--- START OF Supplied information ---

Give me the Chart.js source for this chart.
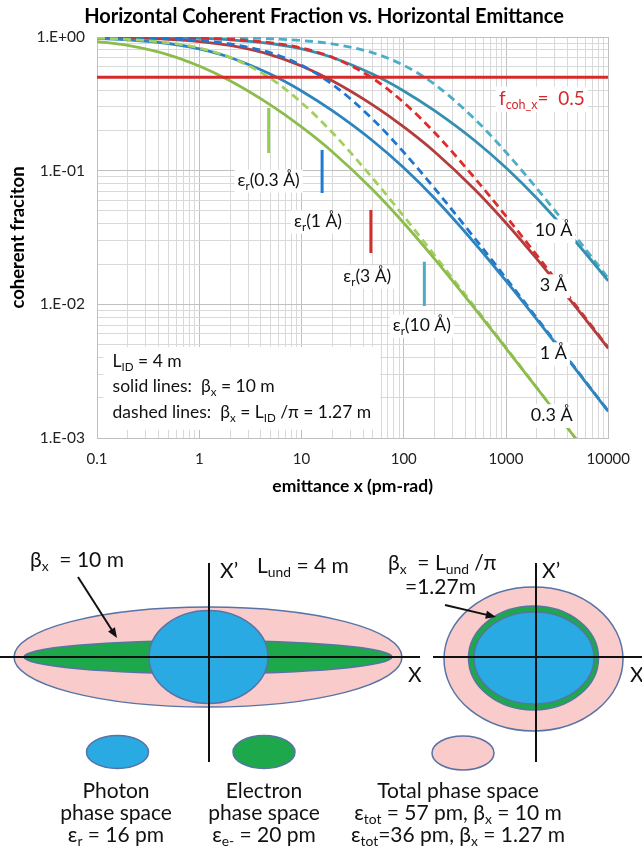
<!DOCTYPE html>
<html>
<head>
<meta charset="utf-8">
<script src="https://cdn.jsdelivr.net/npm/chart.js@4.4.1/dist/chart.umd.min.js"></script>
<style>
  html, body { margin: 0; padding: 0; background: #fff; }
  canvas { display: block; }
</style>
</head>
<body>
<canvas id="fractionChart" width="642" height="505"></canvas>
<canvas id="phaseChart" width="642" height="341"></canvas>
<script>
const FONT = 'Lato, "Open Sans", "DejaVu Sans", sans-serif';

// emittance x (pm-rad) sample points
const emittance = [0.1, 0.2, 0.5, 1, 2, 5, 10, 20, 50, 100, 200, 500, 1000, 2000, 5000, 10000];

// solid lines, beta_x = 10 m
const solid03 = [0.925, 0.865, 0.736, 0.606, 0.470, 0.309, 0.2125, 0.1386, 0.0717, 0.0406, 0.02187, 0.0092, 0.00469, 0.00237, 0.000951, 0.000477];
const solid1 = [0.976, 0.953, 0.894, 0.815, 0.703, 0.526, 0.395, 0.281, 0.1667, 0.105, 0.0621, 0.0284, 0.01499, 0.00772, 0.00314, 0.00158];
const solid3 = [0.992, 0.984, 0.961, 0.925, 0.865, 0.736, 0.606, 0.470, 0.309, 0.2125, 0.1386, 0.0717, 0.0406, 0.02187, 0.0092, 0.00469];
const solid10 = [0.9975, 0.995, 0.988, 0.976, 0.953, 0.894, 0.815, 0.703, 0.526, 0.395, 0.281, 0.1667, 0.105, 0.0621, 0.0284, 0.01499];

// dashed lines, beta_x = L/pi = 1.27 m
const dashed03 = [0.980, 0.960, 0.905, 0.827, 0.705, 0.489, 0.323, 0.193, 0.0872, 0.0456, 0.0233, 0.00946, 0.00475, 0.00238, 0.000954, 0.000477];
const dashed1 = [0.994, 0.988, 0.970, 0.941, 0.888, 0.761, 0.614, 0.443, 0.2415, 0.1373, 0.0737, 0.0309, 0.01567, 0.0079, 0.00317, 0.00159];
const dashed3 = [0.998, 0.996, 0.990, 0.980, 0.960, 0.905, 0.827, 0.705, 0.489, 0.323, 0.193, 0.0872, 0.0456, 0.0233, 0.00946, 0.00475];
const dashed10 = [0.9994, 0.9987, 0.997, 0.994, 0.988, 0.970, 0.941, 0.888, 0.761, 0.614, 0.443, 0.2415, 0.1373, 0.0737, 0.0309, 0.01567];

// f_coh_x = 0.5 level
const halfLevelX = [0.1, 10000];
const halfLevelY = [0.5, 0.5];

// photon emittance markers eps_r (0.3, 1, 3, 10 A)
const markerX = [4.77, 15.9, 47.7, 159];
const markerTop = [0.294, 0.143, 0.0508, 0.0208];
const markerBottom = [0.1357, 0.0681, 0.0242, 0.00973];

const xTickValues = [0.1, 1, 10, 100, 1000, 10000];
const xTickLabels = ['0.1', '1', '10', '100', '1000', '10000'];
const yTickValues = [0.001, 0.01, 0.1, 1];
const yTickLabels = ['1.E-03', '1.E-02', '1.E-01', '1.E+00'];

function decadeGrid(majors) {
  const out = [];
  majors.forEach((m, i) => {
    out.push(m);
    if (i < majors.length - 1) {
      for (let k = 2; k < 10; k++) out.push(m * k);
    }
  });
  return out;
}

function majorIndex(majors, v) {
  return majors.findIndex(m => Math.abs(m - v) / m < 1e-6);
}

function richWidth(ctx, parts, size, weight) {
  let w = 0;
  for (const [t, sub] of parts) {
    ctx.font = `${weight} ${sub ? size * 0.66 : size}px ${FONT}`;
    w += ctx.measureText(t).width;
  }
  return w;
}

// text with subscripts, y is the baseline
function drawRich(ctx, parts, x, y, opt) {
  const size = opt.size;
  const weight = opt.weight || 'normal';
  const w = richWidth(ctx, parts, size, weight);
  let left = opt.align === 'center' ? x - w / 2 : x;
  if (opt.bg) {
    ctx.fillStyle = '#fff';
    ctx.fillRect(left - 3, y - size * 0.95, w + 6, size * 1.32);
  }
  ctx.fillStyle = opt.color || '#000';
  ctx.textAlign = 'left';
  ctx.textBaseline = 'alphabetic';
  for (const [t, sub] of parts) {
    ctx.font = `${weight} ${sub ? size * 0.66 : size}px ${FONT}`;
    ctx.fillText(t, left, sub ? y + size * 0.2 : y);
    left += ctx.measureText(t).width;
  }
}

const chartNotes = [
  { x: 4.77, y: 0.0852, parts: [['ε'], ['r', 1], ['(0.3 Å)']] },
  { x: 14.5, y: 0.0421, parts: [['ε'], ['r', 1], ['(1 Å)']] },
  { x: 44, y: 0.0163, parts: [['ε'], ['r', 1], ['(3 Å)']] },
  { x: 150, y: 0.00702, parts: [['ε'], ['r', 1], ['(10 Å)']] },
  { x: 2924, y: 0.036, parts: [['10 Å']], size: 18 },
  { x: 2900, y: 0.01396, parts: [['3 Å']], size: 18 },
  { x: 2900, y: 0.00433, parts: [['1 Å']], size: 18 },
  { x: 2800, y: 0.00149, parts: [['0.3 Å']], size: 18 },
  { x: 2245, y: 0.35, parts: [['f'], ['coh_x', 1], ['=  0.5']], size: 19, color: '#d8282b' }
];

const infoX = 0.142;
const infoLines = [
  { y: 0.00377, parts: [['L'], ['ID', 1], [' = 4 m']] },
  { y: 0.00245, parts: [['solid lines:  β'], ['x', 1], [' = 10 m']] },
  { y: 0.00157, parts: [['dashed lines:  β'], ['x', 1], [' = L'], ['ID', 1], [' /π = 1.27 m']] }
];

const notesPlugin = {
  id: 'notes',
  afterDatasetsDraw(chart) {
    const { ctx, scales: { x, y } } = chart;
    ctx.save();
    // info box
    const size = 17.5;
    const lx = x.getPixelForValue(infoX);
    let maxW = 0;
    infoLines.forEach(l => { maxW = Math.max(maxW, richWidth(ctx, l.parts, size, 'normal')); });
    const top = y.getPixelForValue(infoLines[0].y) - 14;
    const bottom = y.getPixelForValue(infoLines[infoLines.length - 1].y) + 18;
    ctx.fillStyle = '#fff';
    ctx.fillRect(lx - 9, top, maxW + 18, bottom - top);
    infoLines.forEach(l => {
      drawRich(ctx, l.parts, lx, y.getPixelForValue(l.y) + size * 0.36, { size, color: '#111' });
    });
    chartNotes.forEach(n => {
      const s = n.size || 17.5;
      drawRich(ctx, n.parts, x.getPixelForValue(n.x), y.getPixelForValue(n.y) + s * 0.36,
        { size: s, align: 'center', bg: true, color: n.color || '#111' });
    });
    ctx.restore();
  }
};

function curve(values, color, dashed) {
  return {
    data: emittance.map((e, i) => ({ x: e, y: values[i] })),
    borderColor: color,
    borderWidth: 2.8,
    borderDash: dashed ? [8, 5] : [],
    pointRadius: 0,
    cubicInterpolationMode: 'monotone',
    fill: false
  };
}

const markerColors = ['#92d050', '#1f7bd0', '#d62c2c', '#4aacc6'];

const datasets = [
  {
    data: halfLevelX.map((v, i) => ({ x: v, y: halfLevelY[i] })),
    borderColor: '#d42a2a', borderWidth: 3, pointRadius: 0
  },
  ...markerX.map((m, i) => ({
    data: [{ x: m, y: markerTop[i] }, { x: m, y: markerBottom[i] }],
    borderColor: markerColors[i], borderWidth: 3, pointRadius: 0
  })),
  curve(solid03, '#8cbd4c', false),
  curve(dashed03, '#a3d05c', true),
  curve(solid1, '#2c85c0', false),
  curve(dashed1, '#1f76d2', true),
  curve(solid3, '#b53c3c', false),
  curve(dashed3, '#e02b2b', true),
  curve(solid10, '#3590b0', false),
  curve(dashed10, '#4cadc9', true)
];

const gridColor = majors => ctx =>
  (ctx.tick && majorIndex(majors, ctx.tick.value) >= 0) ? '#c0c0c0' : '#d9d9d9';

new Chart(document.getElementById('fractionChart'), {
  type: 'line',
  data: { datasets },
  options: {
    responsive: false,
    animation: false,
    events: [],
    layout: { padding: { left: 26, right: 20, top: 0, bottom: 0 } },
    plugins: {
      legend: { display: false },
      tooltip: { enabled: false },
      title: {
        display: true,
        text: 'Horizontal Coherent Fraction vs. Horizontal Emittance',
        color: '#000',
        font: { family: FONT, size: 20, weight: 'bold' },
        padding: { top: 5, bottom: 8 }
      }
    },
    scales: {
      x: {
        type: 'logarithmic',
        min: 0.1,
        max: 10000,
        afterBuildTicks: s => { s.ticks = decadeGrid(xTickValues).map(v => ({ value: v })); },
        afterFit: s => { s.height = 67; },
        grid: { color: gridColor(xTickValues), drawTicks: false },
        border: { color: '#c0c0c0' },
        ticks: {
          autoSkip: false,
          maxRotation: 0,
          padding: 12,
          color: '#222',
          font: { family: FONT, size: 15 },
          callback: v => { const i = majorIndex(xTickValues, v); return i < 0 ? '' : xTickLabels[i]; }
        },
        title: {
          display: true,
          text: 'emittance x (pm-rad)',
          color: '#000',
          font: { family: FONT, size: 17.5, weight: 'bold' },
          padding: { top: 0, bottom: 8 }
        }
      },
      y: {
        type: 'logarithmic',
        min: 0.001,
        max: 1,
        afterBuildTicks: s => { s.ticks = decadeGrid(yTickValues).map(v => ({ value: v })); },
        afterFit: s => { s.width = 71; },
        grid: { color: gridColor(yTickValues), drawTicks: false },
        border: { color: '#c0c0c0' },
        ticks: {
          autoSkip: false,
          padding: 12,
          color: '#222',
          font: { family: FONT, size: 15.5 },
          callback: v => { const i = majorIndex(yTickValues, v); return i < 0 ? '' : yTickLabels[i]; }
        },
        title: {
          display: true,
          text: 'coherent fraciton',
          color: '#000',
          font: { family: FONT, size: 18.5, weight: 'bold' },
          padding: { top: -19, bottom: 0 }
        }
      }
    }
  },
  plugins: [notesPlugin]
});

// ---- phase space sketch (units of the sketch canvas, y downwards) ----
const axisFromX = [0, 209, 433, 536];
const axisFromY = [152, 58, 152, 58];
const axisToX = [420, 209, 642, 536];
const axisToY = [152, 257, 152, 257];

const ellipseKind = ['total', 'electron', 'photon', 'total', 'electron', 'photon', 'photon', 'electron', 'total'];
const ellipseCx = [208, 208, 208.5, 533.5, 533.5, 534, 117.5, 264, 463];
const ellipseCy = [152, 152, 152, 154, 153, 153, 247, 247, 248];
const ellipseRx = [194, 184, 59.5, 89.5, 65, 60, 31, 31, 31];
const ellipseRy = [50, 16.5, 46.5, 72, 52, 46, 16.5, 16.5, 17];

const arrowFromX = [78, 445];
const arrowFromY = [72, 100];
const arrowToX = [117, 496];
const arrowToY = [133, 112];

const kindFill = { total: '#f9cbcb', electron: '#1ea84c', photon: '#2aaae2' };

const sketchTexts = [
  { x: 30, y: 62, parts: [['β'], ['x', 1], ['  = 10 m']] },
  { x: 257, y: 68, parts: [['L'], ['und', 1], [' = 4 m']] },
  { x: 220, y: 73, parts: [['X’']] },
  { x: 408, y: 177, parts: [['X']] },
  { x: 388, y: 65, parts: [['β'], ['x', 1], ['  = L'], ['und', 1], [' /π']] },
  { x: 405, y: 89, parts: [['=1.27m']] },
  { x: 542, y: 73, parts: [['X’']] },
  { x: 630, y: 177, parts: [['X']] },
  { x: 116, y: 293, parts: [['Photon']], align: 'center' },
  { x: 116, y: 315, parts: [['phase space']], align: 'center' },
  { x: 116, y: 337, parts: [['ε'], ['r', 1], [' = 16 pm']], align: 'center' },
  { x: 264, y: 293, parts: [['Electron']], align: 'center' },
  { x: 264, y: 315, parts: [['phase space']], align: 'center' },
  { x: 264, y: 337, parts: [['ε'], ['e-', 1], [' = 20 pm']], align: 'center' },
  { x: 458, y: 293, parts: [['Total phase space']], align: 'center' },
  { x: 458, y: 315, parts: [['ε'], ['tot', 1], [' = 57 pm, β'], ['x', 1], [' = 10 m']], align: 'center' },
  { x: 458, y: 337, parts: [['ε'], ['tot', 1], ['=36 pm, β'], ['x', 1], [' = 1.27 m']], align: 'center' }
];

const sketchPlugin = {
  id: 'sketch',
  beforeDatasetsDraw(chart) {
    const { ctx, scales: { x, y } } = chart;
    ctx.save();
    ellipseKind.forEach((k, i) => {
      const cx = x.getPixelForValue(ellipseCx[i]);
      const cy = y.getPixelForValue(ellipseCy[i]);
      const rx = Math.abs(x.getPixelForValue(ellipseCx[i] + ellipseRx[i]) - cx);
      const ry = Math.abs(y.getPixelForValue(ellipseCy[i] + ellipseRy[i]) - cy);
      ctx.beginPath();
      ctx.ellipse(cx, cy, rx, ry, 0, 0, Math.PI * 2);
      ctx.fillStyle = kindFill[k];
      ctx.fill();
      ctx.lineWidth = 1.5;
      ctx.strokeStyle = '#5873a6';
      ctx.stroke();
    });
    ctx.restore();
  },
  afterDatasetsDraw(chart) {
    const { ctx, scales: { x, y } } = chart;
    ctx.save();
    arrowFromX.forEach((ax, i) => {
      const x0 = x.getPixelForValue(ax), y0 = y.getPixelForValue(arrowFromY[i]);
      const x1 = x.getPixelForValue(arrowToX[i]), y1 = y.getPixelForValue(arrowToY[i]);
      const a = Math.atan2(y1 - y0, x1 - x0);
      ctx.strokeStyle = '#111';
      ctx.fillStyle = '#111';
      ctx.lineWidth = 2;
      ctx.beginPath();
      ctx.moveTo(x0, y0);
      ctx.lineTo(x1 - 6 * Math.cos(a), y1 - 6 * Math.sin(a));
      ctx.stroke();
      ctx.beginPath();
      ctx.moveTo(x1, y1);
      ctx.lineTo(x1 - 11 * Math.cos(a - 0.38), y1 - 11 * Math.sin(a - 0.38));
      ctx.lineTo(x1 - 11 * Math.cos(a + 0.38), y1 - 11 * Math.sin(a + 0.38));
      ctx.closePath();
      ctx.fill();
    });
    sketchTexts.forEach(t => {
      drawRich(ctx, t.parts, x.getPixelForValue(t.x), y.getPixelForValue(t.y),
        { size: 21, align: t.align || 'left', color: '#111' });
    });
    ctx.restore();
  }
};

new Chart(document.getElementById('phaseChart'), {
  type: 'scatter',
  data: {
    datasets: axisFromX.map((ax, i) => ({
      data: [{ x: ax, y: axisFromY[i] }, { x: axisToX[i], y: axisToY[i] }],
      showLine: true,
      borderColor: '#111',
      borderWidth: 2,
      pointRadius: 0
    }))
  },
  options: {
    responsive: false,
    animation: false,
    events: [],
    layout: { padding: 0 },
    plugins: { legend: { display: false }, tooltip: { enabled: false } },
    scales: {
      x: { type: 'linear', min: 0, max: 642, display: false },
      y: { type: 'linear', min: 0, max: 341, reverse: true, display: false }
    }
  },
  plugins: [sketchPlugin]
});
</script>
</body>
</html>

--- END OF Supplied information ---

• What you need to do: Restate each line from the start of the listing through the line bearing "const markerBottom = [0.1357, 0.0681, 0.0242, 0.00973];" word for word. Drop the pictures.

• Full output:
Give me the Chart.js source for this chart.
<!DOCTYPE html>
<html>
<head>
<meta charset="utf-8">
<script src="https://cdn.jsdelivr.net/npm/chart.js@4.4.1/dist/chart.umd.min.js"></script>
<style>
  html, body { margin: 0; padding: 0; background: #fff; }
  canvas { display: block; }
</style>
</head>
<body>
<canvas id="fractionChart" width="642" height="505"></canvas>
<canvas id="phaseChart" width="642" height="341"></canvas>
<script>
const FONT = 'Lato, "Open Sans", "DejaVu Sans", sans-serif';

// emittance x (pm-rad) sample points
const emittance = [0.1, 0.2, 0.5, 1, 2, 5, 10, 20, 50, 100, 200, 500, 1000, 2000, 5000, 10000];

// solid lines, beta_x = 10 m
const solid03 = [0.925, 0.865, 0.736, 0.606, 0.470, 0.309, 0.2125, 0.1386, 0.0717, 0.0406, 0.02187, 0.0092, 0.00469, 0.00237, 0.000951, 0.000477];
const solid1 = [0.976, 0.953, 0.894, 0.815, 0.703, 0.526, 0.395, 0.281, 0.1667, 0.105, 0.0621, 0.0284, 0.01499, 0.00772, 0.00314, 0.00158];
const solid3 = [0.992, 0.984, 0.961, 0.925, 0.865, 0.736, 0.606, 0.470, 0.309, 0.2125, 0.1386, 0.0717, 0.0406, 0.02187, 0.0092, 0.00469];
const solid10 = [0.9975, 0.995, 0.988, 0.976, 0.953, 0.894, 0.815, 0.703, 0.526, 0.395, 0.281, 0.1667, 0.105, 0.0621, 0.0284, 0.01499];

// dashed lines, beta_x = L/pi = 1.27 m
const dashed03 = [0.980, 0.960, 0.905, 0.827, 0.705, 0.489, 0.323, 0.193, 0.0872, 0.0456, 0.0233, 0.00946, 0.00475, 0.00238, 0.000954, 0.000477];
const dashed1 = [0.994, 0.988, 0.970, 0.941, 0.888, 0.761, 0.614, 0.443, 0.2415, 0.1373, 0.0737, 0.0309, 0.01567, 0.0079, 0.00317, 0.00159];
const dashed3 = [0.998, 0.996, 0.990, 0.980, 0.960, 0.905, 0.827, 0.705, 0.489, 0.323, 0.193, 0.0872, 0.0456, 0.0233, 0.00946, 0.00475];
const dashed10 = [0.9994, 0.9987, 0.997, 0.994, 0.988, 0.970, 0.941, 0.888, 0.761, 0.614, 0.443, 0.2415, 0.1373, 0.0737, 0.0309, 0.01567];

// f_coh_x = 0.5 level
const halfLevelX = [0.1, 10000];
const halfLevelY = [0.5, 0.5];

// photon emittance markers eps_r (0.3, 1, 3, 10 A)
const markerX = [4.77, 15.9, 47.7, 159];
const markerTop = [0.294, 0.143, 0.0508, 0.0208];
const markerBottom = [0.1357, 0.0681, 0.0242, 0.00973];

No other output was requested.